Second, environmental scrutiny. The export model has come under growing criticism because much of what Korea ships abroad ultimately becomes waste in the receiving countries. As the global conversation around textile dumping intensifies, importing nations may impose their own restrictions. Reporting by outlets such as Earth.org has highlighted exactly this tension between Korea’s fast-fashion appetite and its waste footprint.
Third, the resale paradox. Some critics argue that the vintage boom does not actually reduce consumption. Instead, by reframing secondhand buying as a profitable, fashionable activity, it may simply encourage more buying overall. For long-term investors, that paradox is worth weighing. After all, a market built on the promise of sustainability is vulnerable if that promise proves hollow.
So how should an outsider read the Korean secondhand fashion landscape? A few conclusions stand out.
For investors, the durable value is not in operating a flea market. It is in the layers that are hardest to replicate: trusted authentication, reliable curation, and control of clean supply.
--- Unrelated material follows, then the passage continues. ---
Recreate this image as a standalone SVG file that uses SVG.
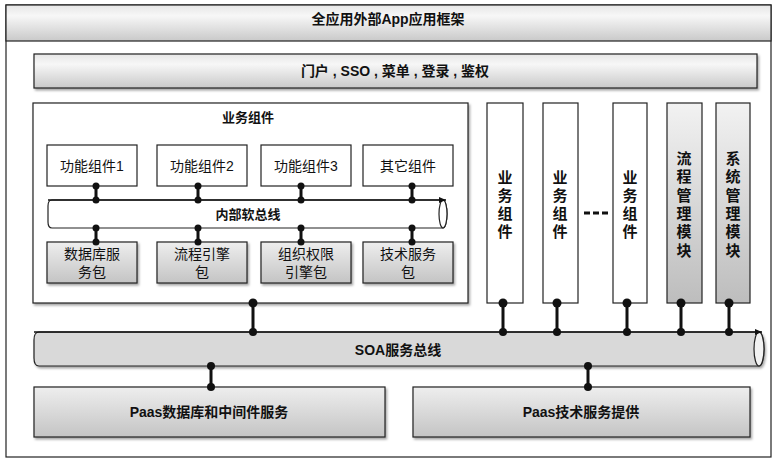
<svg xmlns="http://www.w3.org/2000/svg" width="776" height="462" viewBox="0 0 776 462">
<defs>
<linearGradient id="gBar" x1="0" y1="0" x2="0" y2="1">
<stop offset="0" stop-color="#e6e6e6"/><stop offset="0.3" stop-color="#f7f7f7"/><stop offset="1" stop-color="#c9c9c9"/>
</linearGradient>
<linearGradient id="gBox" x1="0" y1="0" x2="0" y2="1">
<stop offset="0" stop-color="#eeeeee"/><stop offset="1" stop-color="#c4c4c4"/>
</linearGradient>
<linearGradient id="gCol" x1="0" y1="0" x2="0" y2="1">
<stop offset="0" stop-color="#f2f2f2"/><stop offset="1" stop-color="#bdbdbd"/>
</linearGradient>
<filter id="sh" x="-5%" y="-5%" width="110%" height="120%">
<feDropShadow dx="1.5" dy="2" stdDeviation="1.2" flood-color="#000" flood-opacity="0.35"/>
</filter>
<marker id="arr" markerWidth="8" markerHeight="8" refX="7" refY="4" orient="auto" markerUnits="userSpaceOnUse">
<path d="M0,1 L7,4 L0,7 Z" fill="#111"/>
</marker>
</defs>
<style>
text{font-family:"Liberation Sans","Noto Sans CJK SC",sans-serif;fill:#111;text-anchor:middle;dominant-baseline:central}
.b{font-weight:bold}
.t14{font-size:14px}
.t13{font-size:13px}
.v{font-size:15px;font-weight:bold}
.box{fill:#fff;stroke:#222;stroke-width:1.2}
.gbox{fill:url(#gBox);stroke:#222;stroke-width:1.2}
.col{fill:#fff;stroke:#222;stroke-width:1.2}
.gcol{fill:url(#gCol);stroke:#222;stroke-width:1.2}
.ln{stroke:#111;stroke-width:3;fill:none}
.dot{fill:#111}
</style>

<g id="frame">
<rect x="6" y="5" width="765" height="452" fill="#fff" stroke="#222" stroke-width="1.2"/>
<rect x="6" y="5" width="765" height="36" fill="url(#gBar)" stroke="#222" stroke-width="1.2"/>
<text x="388" y="19" class="b t14">全应用外部App应用框架</text>
</g>

<g id="portal">
<rect x="34" y="54" width="723" height="34" fill="url(#gBar)" stroke="#222" stroke-width="1.2" filter="url(#sh)"/>
<text x="395" y="71" class="b t14">门户 , SSO , 菜单 , 登录 , 鉴权</text>
</g>

<g id="biz-container">
<rect x="33" y="103" width="435" height="200" fill="#fff" stroke="#222" stroke-width="1.2" filter="url(#sh)"/>
<text x="248" y="117" class="b t13">业务组件</text>
</g>

<g id="fc1"><rect class="box" x="47" y="145" width="90" height="41"/><text x="92" y="166" class="t14">功能组件1</text></g>
<g id="fc2"><rect class="box" x="157" y="145" width="90" height="41"/><text x="202" y="166" class="t14">功能组件2</text></g>
<g id="fc3"><rect class="box" x="261" y="145" width="90" height="41"/><text x="306" y="166" class="t14">功能组件3</text></g>
<g id="fc4"><rect class="box" x="363" y="145" width="90" height="41"/><text x="408" y="166" class="t14">其它组件</text></g>

<g id="inner-bus">
<path d="M52,200 L443,200 A4,14 0 0 1 443,228 L52,228 Q48,228 48,222 L48,206 Q48,200 52,200 Z" fill="#fff" stroke="#222" stroke-width="1.2"/>
<ellipse cx="443" cy="214" rx="4" ry="14" fill="#fff" stroke="#222" stroke-width="1.2"/>
<text x="248" y="214" class="b t13">内部软总线</text>
</g>

<g id="pk1"><rect class="gbox" x="47" y="242" width="90" height="41" filter="url(#sh)"/><text x="92" y="254" class="t14">数据库服</text><text x="92" y="272" class="t14">务包</text></g>
<g id="pk2"><rect class="gbox" x="157" y="242" width="90" height="41" filter="url(#sh)"/><text x="202" y="254" class="t14">流程引擎</text><text x="202" y="272" class="t14">包</text></g>
<g id="pk3"><rect class="gbox" x="261" y="242" width="90" height="41" filter="url(#sh)"/><text x="306" y="254" class="t14">组织权限</text><text x="306" y="272" class="t14">引擎包</text></g>
<g id="pk4"><rect class="gbox" x="363" y="242" width="90" height="41" filter="url(#sh)"/><text x="408" y="254" class="t14">技术服务</text><text x="408" y="272" class="t14">包</text></g>

<g id="col1"><rect class="col" x="487" y="103" width="36" height="200"/>
<text x="505" y="177" class="v">业</text><text x="505" y="195" class="v">务</text><text x="505" y="213" class="v">组</text><text x="505" y="231" class="v">件</text></g>
<g id="col2"><rect class="col" x="543" y="103" width="35" height="200"/>
<text x="560" y="177" class="v">业</text><text x="560" y="195" class="v">务</text><text x="560" y="213" class="v">组</text><text x="560" y="231" class="v">件</text></g>
<g id="col3"><rect class="col" x="613" y="103" width="34" height="200"/>
<text x="630" y="177" class="v">业</text><text x="630" y="195" class="v">务</text><text x="630" y="213" class="v">组</text><text x="630" y="231" class="v">件</text></g>
<g id="col4"><rect class="gcol" x="667" y="103" width="35" height="200"/>
<text x="684" y="158" class="v">流</text><text x="684" y="176" class="v">程</text><text x="684" y="195" class="v">管</text><text x="684" y="213" class="v">理</text><text x="684" y="231" class="v">模</text><text x="684" y="250" class="v">块</text></g>
<g id="col5"><rect class="gcol" x="716" y="103" width="34" height="200"/>
<text x="733" y="158" class="v">系</text><text x="733" y="176" class="v">统</text><text x="733" y="195" class="v">管</text><text x="733" y="213" class="v">理</text><text x="733" y="231" class="v">模</text><text x="733" y="250" class="v">块</text></g>

<g id="soa-bus">
<path d="M39,332 L759,332 A5,17 0 0 1 759,366 L39,366 Q34,366 34,358 L34,340 Q34,332 39,332 Z" fill="#d9d9d9" stroke="#222" stroke-width="1.2" filter="url(#sh)"/>
<ellipse cx="759" cy="349" rx="5" ry="17" fill="#f2f2f2" stroke="#222" stroke-width="1.2"/>
<text x="398" y="350" class="b t14">SOA服务总线</text>
</g>

<g id="paas1"><rect class="gbox" x="34" y="387" width="351" height="50" filter="url(#sh)"/><text x="209" y="412" class="b t14">Paas数据库和中间件服务</text></g>
<g id="paas2"><rect class="gbox" x="413" y="387" width="337" height="50" filter="url(#sh)"/><text x="581" y="412" class="b t14">Paas技术服务提供</text></g>

<g id="connectors">
<line x1="48" y1="200" x2="446" y2="200" stroke="#111" stroke-width="1.5" marker-end="url(#arr)"/>
<line x1="34" y1="332" x2="762" y2="332" stroke="#111" stroke-width="1.5" marker-end="url(#arr)"/>
<path class="ln" d="M96,186V200M198,186V200M301,186V200M412,186V200"/>
<path class="ln" d="M96,228V242M198,228V242M301,228V242M412,228V242"/>
<path class="ln" d="M253,303V332M503,303V332M557,303V332M627,303V332M681,303V332M729,303V332"/>
<path class="ln" d="M211,366V387M588,366V387"/>
<line x1="584" y1="213" x2="611" y2="213" stroke="#111" stroke-width="3" stroke-dasharray="6,3"/>
<g class="dot">
<circle cx="96" cy="186" r="3.5"/><circle cx="198" cy="186" r="3.5"/><circle cx="301" cy="186" r="3.5"/><circle cx="412" cy="186" r="3.5"/>
<circle cx="96" cy="200" r="3.5"/><circle cx="198" cy="200" r="3.5"/><circle cx="301" cy="200" r="3.5"/><circle cx="412" cy="200" r="3.5"/>
<circle cx="96" cy="228" r="3.5"/><circle cx="198" cy="228" r="3.5"/><circle cx="301" cy="228" r="3.5"/><circle cx="412" cy="228" r="3.5"/>
<circle cx="96" cy="242" r="3.5"/><circle cx="198" cy="242" r="3.5"/><circle cx="301" cy="242" r="3.5"/><circle cx="412" cy="242" r="3.5"/>
<circle cx="253" cy="303" r="4.5"/><circle cx="503" cy="303" r="4.5"/><circle cx="557" cy="303" r="4.5"/><circle cx="627" cy="303" r="4.5"/><circle cx="681" cy="303" r="4.5"/><circle cx="729" cy="303" r="4.5"/>
<circle cx="253" cy="332" r="4"/><circle cx="503" cy="332" r="4"/><circle cx="557" cy="332" r="4"/><circle cx="627" cy="332" r="4"/><circle cx="681" cy="332" r="4"/><circle cx="729" cy="332" r="4"/>
<circle cx="211" cy="366" r="4"/><circle cx="588" cy="366" r="4"/><circle cx="211" cy="387" r="4"/><circle cx="588" cy="387" r="4"/>
</g>
</g>
</svg>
These are the same chokepoints that have made Korea’s digital resale platforms attractive acquisition targets. As physical and digital channels converge, the players who own those chokepoints will likely capture the gains.
For visitors and would-be sellers, Dongmyo remains the single best place in Korea to understand how the whole system works. Go on a weekend afternoon, bring cash, and treat it as field research rather than just shopping. You can verify the public details — hours, directions, etiquette — through official resources such as the Seoul Metropolitan Government and VisitKorea before you go.
Above all, resist the urge to file Dongmyo under “quirky travel experience.” It is that, certainly. But it is also the exposed nerve of a billion-dollar industry. It is the one place where you can stand in a pile of clothing and watch a global supply chain breathe. In a city that tears down and rebuilds at a relentless pace, that visibility is itself rare. And for now, it is still there, every weekend, just outside Exit 3.